China disputes its boundary with India, as it does not agree with the legality of the McMahon Line Line, asserting that it was drawn by the imperialist British power.
Chinese troops have pitched tents on India side of LAC on Galwan river and Demchok areas. It is believed that Chinese troops had objected to road construction activities in the DBO and Galwan Nala (river) area. The alignment of the Darbuk-Daulat Beg Oldi (DBO) 255 km improves Indian military’s connectivity with DBO and allows movement of men and material, has caused serious trouble to the Chinese military.

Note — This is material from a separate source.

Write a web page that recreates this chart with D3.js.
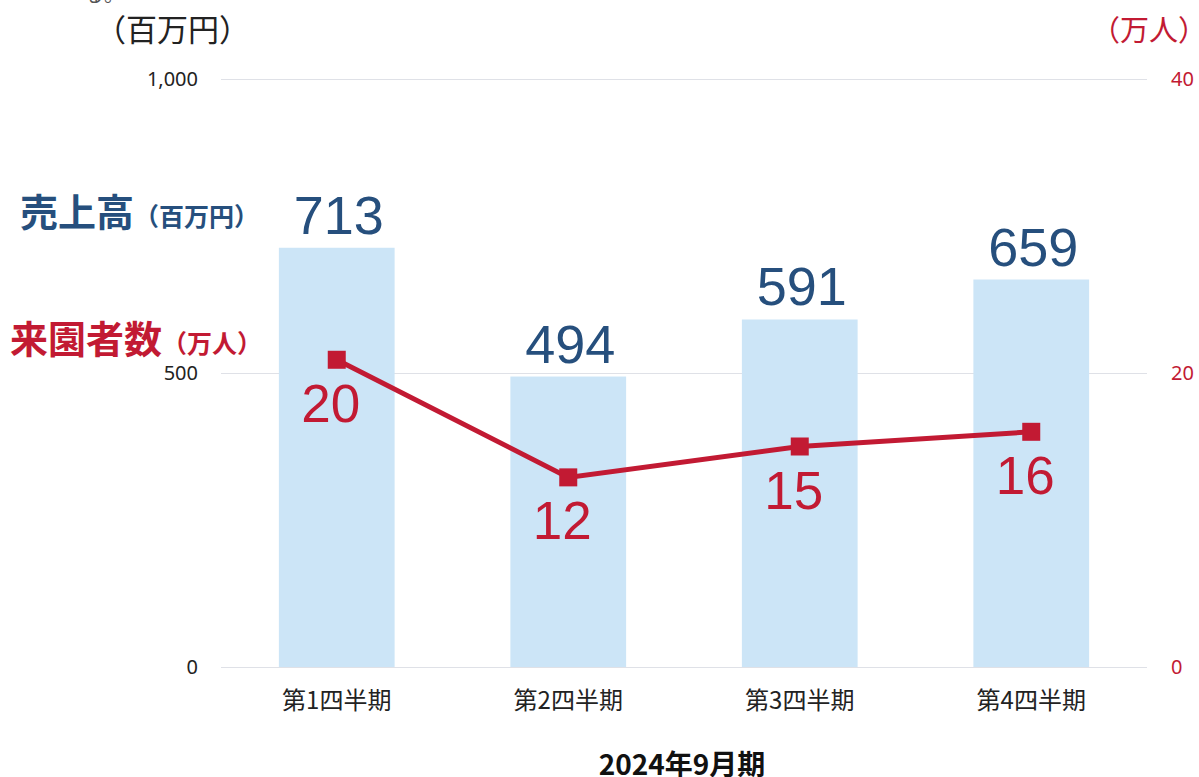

The large presence of Chinese troops in the area is seen at four points on the Galwan River between the Patrolling Point 14 to a location called Gogra on the LAC.
An official claimed that the main aim of the PLA was to stop construction of the feeder road joining the DBO Road completed last year.
“Chinese military do have the tendency to assert its claim on the LAC. Though, they are entitled to do whatever they do in their territory, but not on the ‘disputed’ area,” an official added. There are about 23 “disputed and sensitive areas” on the Line of Actual Control, stretching from Arunachal Pradesh to Ladakh region. The other sensitive areas in Ladakh include Trig Heights, Dumchele, Chumar, Spanggur Gap and Pangong Tso. And Namkha Chu, Sumdorong Chu, Asaphila, Dichu, Yangtse, Fish Tail-I & II in Dibang Valley in Arunachal. Barahoti, Kaurik & Shipki La in the middle sector.
Some analysts believe that the PLA’s aggression can be seen as Beijing’s strategic warning to India. The Chinese government apparently did not like the Indian government’s new rule that notified blocked Chinese companies from acquiring Indian firms without government approval. Moreover, China also did not like the United State’s growing influence in India.